> **SET PROBLEM**:
Find the word "with" in the records below. List each line containing it.
START TASK INPUT
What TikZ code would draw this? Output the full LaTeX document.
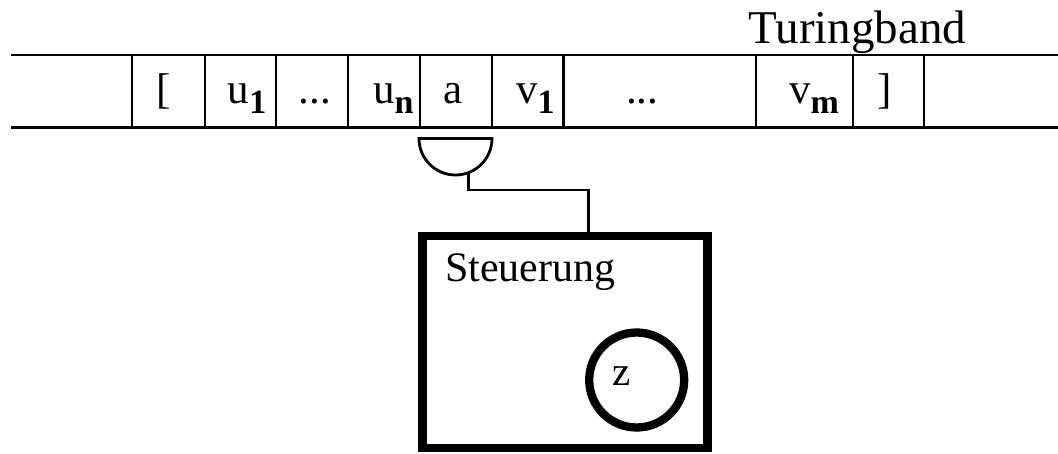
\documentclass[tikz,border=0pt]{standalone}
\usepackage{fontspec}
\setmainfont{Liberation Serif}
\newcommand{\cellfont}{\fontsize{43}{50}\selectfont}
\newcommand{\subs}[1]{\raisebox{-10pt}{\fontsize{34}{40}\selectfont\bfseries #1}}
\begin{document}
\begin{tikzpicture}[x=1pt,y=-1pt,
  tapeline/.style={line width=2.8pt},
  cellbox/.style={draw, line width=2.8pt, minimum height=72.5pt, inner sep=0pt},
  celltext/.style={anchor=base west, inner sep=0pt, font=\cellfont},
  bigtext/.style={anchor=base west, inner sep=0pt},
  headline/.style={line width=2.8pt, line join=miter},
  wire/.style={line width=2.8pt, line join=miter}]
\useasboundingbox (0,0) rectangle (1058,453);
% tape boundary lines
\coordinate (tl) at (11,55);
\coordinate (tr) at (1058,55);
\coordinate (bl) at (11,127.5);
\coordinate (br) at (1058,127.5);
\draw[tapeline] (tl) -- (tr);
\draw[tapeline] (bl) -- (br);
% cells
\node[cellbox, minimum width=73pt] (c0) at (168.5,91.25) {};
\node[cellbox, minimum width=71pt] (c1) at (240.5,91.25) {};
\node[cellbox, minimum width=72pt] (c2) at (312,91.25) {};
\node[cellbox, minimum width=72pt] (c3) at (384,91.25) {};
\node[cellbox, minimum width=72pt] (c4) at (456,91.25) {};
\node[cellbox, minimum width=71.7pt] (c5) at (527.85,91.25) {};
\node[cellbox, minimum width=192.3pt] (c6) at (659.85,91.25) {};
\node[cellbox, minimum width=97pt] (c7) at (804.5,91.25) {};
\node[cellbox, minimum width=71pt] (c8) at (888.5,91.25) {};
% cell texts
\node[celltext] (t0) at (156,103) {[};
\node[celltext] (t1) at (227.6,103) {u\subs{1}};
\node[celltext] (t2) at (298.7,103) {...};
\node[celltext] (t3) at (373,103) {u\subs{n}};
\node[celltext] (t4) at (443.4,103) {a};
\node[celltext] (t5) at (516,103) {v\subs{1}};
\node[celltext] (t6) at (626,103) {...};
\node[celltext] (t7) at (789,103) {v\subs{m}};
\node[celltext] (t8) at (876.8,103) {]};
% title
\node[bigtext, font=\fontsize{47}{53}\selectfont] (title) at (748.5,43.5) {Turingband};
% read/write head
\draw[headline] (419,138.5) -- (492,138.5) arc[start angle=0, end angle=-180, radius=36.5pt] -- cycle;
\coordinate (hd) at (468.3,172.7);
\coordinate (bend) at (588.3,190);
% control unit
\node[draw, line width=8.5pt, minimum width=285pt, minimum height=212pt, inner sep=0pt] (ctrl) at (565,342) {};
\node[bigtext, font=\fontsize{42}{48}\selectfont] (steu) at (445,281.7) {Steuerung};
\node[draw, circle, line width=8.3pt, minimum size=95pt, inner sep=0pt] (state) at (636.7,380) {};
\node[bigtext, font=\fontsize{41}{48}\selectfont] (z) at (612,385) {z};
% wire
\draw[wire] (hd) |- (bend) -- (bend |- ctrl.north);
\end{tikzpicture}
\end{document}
END TASK INPUT
START TASK INPUT
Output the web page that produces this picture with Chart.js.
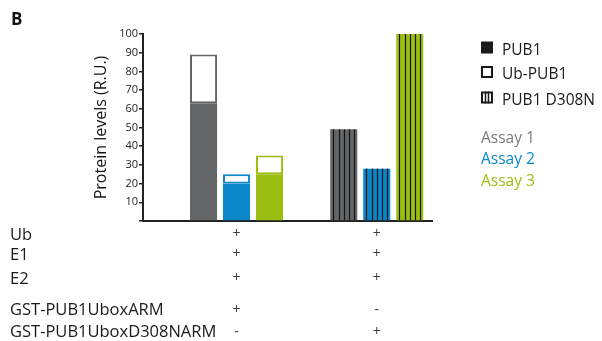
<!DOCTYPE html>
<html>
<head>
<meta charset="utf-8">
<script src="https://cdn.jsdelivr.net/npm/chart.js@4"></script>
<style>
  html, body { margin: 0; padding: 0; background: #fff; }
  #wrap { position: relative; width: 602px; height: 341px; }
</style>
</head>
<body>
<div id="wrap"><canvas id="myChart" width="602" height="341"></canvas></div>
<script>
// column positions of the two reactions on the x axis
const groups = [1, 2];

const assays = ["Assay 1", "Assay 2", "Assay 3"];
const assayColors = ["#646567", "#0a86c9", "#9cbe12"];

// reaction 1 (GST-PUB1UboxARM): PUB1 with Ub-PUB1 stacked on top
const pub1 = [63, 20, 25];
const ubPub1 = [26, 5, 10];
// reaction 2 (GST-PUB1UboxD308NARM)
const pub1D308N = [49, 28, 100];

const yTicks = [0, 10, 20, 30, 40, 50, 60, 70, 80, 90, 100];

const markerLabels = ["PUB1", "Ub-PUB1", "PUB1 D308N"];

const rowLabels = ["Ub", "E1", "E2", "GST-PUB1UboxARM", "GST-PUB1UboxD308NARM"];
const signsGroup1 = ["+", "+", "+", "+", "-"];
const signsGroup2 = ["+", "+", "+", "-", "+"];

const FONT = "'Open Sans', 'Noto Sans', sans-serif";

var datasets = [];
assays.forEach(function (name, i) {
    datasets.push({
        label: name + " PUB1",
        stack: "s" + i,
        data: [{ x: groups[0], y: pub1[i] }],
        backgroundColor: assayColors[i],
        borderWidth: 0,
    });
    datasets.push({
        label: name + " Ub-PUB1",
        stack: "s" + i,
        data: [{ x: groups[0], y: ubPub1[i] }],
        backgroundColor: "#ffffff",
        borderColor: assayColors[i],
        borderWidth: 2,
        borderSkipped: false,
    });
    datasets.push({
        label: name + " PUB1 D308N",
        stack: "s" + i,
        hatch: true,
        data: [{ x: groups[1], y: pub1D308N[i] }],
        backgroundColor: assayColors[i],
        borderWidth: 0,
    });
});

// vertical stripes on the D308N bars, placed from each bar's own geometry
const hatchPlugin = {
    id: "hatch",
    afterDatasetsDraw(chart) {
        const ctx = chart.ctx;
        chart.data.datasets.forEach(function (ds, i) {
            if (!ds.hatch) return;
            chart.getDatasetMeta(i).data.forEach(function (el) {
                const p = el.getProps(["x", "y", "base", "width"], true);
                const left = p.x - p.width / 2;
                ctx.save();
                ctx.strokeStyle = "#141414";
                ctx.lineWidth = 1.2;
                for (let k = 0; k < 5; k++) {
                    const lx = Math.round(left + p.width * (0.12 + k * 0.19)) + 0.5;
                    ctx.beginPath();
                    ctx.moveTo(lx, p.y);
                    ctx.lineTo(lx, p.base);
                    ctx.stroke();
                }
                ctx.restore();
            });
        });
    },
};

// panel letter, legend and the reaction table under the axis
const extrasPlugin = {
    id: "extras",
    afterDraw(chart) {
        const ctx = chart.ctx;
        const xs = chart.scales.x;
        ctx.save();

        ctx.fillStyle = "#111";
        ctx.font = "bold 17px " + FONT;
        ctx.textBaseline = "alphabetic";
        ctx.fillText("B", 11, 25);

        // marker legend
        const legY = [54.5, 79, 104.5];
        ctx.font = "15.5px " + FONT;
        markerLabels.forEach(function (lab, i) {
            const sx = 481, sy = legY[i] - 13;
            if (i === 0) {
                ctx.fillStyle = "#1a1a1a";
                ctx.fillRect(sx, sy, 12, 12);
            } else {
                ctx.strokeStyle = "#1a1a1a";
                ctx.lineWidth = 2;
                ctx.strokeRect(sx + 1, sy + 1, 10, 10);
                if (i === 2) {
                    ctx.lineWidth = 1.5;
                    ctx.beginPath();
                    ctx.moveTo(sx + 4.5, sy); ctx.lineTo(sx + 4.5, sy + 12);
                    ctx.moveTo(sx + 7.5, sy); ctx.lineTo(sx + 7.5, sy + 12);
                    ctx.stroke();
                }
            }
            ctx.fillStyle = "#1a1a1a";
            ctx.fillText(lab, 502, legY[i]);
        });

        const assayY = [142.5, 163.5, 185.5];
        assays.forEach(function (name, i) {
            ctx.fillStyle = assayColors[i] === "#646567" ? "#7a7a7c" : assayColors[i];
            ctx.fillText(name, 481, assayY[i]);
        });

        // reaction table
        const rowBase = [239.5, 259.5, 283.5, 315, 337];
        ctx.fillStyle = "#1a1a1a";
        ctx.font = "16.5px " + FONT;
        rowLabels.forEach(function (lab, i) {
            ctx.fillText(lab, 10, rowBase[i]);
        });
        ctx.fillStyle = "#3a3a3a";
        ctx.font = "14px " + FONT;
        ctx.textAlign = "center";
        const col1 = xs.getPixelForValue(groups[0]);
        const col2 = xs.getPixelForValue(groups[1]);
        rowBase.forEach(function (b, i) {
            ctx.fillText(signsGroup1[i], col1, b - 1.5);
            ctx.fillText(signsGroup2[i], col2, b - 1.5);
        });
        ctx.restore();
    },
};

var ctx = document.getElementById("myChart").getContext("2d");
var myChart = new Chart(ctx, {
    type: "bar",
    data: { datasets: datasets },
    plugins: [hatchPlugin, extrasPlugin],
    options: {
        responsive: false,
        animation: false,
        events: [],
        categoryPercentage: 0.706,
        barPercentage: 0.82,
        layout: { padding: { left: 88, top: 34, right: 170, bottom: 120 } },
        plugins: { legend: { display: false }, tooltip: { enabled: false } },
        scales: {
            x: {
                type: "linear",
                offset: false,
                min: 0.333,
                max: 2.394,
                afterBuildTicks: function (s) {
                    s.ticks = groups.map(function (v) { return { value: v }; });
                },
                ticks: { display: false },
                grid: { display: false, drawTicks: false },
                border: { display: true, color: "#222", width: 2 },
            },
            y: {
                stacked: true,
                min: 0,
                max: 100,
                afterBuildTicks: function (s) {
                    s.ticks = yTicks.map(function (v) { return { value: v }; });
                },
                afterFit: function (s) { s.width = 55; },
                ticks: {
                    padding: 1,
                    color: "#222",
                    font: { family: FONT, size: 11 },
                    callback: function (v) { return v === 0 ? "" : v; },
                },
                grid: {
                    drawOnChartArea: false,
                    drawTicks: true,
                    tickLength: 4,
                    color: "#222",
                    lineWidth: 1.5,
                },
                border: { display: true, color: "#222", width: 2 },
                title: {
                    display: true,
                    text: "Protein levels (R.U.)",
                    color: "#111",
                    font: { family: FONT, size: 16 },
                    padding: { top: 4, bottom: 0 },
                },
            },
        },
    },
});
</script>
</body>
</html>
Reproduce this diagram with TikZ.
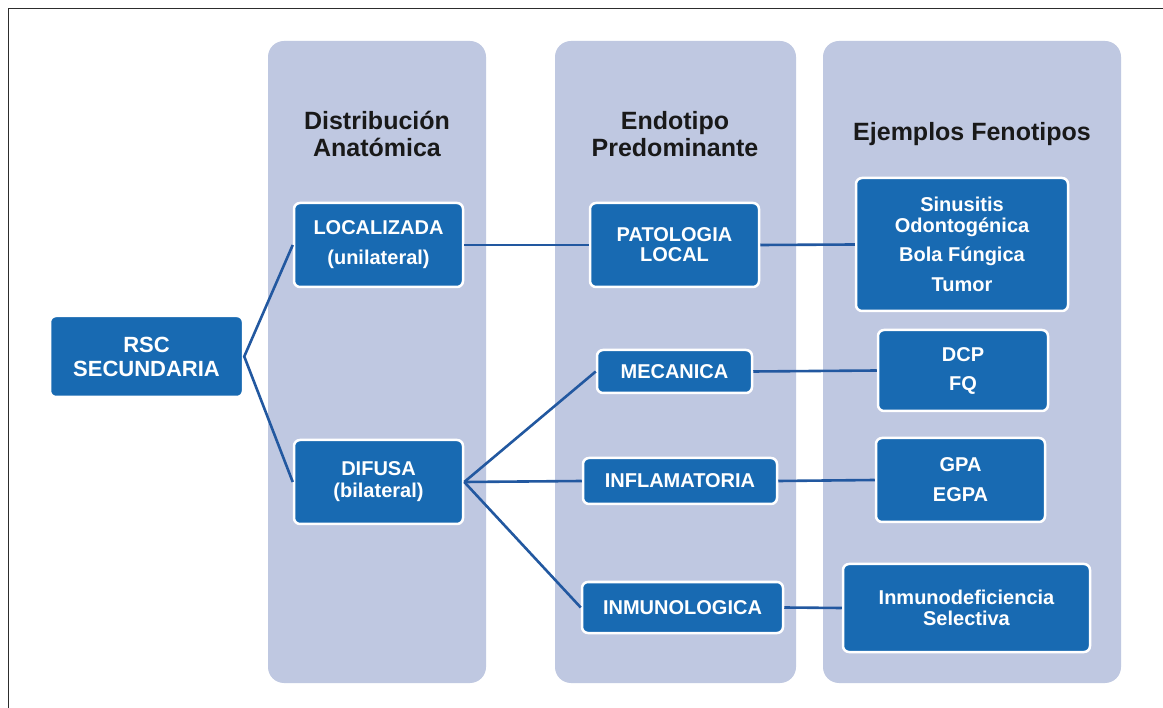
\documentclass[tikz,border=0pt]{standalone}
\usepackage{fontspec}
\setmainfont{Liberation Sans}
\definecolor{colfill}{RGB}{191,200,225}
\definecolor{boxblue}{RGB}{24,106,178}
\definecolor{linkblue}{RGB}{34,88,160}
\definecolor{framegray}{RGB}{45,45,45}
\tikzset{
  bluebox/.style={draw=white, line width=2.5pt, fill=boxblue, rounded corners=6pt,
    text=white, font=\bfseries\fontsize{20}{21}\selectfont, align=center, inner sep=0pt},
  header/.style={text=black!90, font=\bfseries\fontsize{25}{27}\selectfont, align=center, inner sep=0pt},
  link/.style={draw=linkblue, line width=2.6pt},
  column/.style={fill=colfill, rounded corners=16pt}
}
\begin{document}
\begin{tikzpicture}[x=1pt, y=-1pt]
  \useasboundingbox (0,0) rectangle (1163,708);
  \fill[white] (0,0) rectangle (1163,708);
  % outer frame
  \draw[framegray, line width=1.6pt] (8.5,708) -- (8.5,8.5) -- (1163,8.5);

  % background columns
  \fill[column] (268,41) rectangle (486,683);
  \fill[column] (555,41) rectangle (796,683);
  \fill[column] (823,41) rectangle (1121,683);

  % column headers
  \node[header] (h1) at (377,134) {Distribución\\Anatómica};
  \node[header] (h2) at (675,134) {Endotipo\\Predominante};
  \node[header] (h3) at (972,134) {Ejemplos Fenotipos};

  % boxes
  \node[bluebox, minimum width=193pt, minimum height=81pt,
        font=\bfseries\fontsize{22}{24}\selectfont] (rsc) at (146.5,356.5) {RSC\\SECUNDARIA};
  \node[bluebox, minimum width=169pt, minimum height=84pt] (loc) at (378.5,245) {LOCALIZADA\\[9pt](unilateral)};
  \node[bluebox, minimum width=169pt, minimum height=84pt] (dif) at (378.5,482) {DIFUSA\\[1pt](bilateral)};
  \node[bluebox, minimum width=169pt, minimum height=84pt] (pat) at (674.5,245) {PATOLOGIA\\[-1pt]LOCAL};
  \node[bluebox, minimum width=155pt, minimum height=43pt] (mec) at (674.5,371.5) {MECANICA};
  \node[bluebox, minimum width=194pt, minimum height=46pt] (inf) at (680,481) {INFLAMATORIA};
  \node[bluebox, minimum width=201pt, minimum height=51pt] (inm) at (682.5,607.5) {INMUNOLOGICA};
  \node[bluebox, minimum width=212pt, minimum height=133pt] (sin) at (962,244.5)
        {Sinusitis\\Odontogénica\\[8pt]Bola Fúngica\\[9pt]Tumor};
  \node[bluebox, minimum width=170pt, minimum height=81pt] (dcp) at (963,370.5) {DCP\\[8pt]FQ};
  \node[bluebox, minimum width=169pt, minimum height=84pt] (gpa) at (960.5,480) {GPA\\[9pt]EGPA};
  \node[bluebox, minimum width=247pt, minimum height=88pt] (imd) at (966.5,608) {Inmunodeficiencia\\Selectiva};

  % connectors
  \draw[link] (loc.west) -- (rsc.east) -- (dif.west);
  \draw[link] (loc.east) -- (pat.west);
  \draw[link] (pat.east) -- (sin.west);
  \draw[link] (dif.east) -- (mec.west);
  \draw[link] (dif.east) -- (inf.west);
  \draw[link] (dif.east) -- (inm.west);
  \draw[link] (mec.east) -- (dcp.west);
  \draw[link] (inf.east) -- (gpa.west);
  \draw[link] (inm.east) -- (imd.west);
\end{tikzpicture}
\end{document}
END TASK INPUT
> **ANSWER TO THE EXERCISE**:
Output the web page that produces this picture with Chart.js.
// reaction 1 (GST-PUB1UboxARM): PUB1 with Ub-PUB1 stacked on top
Reproduce this diagram with TikZ.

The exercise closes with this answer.